« Il y a quelque chose qui les secoue les femmes, ou qui les secourt »[*]
par Anne Colombel-Plouzennec
Adapté du roman éponyme d’Olivier Bourdeault[1], le film En attendant Bojangles[2] nous dévoile avec poésie une version unique de ce qui s’éprouve sans pouvoir se dire, parfois sans limite.
C’est l’histoire d’une femme. Elle n’était pas maîtresse en sa demeure, elle n’était pas maîtresse d’elle-même. Elle était partout et nulle part à la fois. Elle n’était pas ce qu’elle pensait être. D’ailleurs, elle ne se pensait pas, elle s’inventait : elle s’inventait des vies, des histoires.
Cette femme-là ne pouvait rien se refuser. Elle possédait tout. Elle s’enivrait, elle était enivrée, elle était l’ivresse-même.
Son corps était pulsatile, virevoltant, elle qui dansait ardemment en un « perpétuel tourbillon ». « Elle tutoyait les étoiles ». « Sa trajectoire était claire, elle avait mille directions, des millions d’horizons ».
Quelque chose pour elle était perdu, et elle dansait, et elle dansait, Encore. C’est ce que raconte l’histoire de M. Bojangles qui dansait d’avoir perdu son chien. Elle, elle dansait en attendant Bojangles.
Le titre de cette chanson est celui de la rencontre avec cet homme qui voua sa vie à son grain de fantaisie. Immédiatement, il l’avait crue, et lui avait offert ses prénoms quotidiens et le vouvoiement qu’elle exigeait (pour ne pas « être à la merci des gens »), autant que l’étreinte de son corps.
C’est ainsi qu’était prénommée chaque jour différemment sa jouissance rayonnante qui la faisait être toutes ces femmes, ces femmes dont il avait promis « d’aimer et de chérir » chacune, « jour et nuit », autant qu’elle lui avait juré « que toutes les personnes que je suis vous aimeront éternellement ».
Et puis, quand son corps s’arrêtait, dans un creux entre les lignes du roman comme dans un regard joyeux et triste à la fois, épinglé à l’écran, s’apercevait la suspension du s’« … ou pire »[3], ce trou dans l’écriture, place vide, déchirure insuturable du rapport qui, même à danser jusqu’à s’enivrer, ne s’écrira pas et la laissait parfois au bord du précipice.

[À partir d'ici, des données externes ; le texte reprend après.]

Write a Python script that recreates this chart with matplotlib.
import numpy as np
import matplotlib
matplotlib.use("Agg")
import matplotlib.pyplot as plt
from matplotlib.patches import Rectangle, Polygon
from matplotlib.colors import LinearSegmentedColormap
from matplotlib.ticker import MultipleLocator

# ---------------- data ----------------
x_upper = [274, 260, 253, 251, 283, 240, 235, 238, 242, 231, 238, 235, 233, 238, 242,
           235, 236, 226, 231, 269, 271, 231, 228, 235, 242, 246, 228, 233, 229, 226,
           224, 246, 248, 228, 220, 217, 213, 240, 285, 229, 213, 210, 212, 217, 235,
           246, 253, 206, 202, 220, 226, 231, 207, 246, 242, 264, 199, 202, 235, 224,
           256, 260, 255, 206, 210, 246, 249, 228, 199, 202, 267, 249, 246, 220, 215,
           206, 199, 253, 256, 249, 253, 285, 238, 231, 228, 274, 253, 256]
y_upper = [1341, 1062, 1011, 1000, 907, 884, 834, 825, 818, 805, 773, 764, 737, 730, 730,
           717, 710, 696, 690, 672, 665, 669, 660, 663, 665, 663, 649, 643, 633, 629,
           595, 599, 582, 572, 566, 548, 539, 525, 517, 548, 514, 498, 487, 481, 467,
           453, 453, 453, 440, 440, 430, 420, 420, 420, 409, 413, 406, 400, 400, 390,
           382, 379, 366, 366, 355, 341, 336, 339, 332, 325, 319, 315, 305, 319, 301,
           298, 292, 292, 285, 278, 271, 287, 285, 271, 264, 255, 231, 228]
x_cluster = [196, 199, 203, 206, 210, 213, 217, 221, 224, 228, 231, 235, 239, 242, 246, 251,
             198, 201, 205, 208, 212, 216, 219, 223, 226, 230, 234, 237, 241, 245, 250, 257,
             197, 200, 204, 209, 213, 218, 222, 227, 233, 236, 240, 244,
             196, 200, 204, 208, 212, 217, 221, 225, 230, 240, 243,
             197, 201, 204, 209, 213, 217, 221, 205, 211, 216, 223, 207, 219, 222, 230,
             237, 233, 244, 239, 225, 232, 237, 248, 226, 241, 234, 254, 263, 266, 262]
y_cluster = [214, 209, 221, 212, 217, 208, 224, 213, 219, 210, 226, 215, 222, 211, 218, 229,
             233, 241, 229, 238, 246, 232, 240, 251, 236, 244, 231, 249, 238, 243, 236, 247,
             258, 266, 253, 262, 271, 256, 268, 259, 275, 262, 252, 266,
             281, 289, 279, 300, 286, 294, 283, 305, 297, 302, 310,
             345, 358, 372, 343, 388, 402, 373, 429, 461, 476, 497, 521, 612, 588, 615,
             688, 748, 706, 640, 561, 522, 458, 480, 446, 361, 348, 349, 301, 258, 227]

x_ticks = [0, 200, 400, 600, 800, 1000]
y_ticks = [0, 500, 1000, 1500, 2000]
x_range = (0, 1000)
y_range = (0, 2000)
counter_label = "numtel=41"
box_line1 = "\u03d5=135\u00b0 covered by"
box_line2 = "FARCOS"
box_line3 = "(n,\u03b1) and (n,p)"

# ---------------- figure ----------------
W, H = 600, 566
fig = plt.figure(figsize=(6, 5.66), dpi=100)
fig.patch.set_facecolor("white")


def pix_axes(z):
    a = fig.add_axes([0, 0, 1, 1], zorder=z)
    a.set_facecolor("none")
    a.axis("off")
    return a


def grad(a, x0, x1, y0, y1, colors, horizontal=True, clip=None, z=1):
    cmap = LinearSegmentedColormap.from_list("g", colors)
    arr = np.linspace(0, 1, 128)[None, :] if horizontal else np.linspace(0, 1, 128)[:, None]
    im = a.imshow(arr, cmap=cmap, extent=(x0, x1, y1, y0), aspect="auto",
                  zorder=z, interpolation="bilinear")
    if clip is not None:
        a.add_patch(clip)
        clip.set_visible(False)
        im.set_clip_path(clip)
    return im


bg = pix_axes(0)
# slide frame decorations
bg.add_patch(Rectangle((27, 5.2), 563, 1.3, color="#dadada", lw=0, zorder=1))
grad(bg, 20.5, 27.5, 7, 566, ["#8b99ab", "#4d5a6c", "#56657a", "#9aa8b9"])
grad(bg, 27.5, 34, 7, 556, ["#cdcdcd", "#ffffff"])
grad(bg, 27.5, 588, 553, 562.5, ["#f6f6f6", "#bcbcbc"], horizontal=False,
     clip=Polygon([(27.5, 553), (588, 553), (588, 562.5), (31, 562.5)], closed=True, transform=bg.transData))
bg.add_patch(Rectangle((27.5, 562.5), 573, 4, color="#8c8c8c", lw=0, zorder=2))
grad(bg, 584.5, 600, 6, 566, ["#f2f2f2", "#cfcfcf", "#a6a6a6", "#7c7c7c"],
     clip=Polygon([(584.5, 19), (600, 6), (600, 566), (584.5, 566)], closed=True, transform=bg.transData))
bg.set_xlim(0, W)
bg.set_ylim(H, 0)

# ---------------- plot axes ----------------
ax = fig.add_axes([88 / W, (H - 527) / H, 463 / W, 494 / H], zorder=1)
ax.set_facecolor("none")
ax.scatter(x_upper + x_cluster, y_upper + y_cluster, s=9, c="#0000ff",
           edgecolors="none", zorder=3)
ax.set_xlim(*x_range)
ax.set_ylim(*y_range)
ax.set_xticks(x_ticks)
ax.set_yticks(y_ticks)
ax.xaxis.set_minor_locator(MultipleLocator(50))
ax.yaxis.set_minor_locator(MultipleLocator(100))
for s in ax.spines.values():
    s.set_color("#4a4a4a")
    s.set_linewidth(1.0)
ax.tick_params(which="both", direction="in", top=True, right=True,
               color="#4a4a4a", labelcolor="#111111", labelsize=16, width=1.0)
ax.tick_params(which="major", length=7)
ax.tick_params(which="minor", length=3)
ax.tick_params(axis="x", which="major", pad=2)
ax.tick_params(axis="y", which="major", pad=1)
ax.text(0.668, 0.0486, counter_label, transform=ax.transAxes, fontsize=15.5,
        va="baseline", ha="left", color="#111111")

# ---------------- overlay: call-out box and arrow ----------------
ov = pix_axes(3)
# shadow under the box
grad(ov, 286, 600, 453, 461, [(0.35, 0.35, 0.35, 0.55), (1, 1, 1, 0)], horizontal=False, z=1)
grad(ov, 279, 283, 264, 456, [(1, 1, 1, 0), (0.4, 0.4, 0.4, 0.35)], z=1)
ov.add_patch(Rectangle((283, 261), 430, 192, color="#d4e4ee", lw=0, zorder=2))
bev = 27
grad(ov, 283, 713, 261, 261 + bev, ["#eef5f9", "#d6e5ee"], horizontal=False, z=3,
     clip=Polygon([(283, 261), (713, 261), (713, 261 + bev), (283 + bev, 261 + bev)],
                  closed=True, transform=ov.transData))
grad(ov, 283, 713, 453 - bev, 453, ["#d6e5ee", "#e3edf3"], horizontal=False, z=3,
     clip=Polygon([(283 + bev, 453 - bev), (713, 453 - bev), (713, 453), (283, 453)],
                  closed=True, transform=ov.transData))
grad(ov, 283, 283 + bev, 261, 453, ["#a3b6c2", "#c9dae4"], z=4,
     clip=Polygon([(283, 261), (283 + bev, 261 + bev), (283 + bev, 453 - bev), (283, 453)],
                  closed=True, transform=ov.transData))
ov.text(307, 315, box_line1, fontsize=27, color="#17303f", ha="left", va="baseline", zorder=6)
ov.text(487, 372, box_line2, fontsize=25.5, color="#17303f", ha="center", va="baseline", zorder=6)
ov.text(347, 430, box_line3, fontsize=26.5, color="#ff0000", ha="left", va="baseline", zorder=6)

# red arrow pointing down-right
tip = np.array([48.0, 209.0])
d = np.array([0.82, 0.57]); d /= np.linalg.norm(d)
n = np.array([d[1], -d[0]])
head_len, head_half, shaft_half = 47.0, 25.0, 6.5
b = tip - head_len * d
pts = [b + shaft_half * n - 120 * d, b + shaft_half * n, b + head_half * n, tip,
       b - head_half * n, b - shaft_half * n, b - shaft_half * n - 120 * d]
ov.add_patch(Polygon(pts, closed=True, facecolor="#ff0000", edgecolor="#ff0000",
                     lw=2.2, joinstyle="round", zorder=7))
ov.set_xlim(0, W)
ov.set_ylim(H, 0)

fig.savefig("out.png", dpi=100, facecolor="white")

Alors, aussitôt, les points de suspension prenaient corps, corps jouissant, corps d’une femme. Du vide émergeait cette jouissance infinie, indistincte, et elle était emportée par de « drôles de fous rires malheureux ». Puis son dire se mettait en jeu dans la danse et l’amour, appuyée nécessairement sur le corps de son homme, elle retrouvait le bord presque naturel du plaisir. Ainsi s’accrochait un « par-être »[4] qui lui évitait de se perdre toute… pour un temps seulement.[*] Lacan J., Le Séminaire, livre XX, Encore, texte établi par J.-A. Miller, Paris, Seuil, 1975, p. 69.
[1] Bourdeaut O., En attendant Bojangles, Le Bouscat, Finitude, 2016.
[2] Roinsard R., En attendant Bojangles, film, France/Belgique, 2022.
[3] Lacan J., Le Séminaire, livre XIX, …ou pire, texte établi par J.-A. Miller, Paris, Seuil, 2011, p. 11.
[4] Lacan J., Le Séminaire, livre XX, Encore, op. cit., p. 44.